Central bank governors to ensure market stability after Brexit
Central bank governors from across the globe are keeping a close eye on market developments following the Great Britain’s vote to leave the European Union.
The Bank for International Settlements (BIS) meeting held in Basel, Switzerland over the weekend saw governors discuss global financial developments and the likely ripple effects to global economies.
Central Bank of Kenya Governor; Dr Patrick Njoroge, who attended the meeting says there is need for market reassurance to ensure stability in the financial system.

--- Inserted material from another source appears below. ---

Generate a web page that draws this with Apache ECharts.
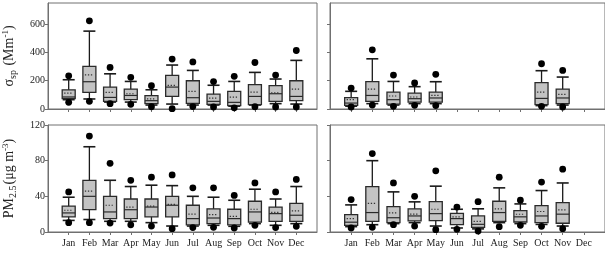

“The meeting was dominated by discussions about the implications of the UK Referendum to leave the European Union, and the high volatility that was experienced in the global markets last Friday,” Dr Njoroge said in a statement.
Britain’s vote on Friday to leave the EU has sparked widespread turmoil and uncertainty, wiping more than $2 trillion of value from markets around the world.
Kenyan markets remained relatively stable on Friday as news of the vote trickled in. the shilling remained steady largely on assurance of CBK intervention should the local unit come under pressure. According to CBK data, there is sufficient build up of forex reserves which last week stood at $7.5 billion.
There’s extra cushion of the shilling with an emergency credit facility from the International Monetary Fund of $1.5 billion.
Dr Njoroge said central banks had promised to work closely to mitigate effects of the Brexit vote.
“They have pledged to cooperate closely and take necessary action to ensure the orderly functioning of the financial markets,” he said.
The governor reiterated readiness to intervene in the money and forex exchange market to ensure smooth operations.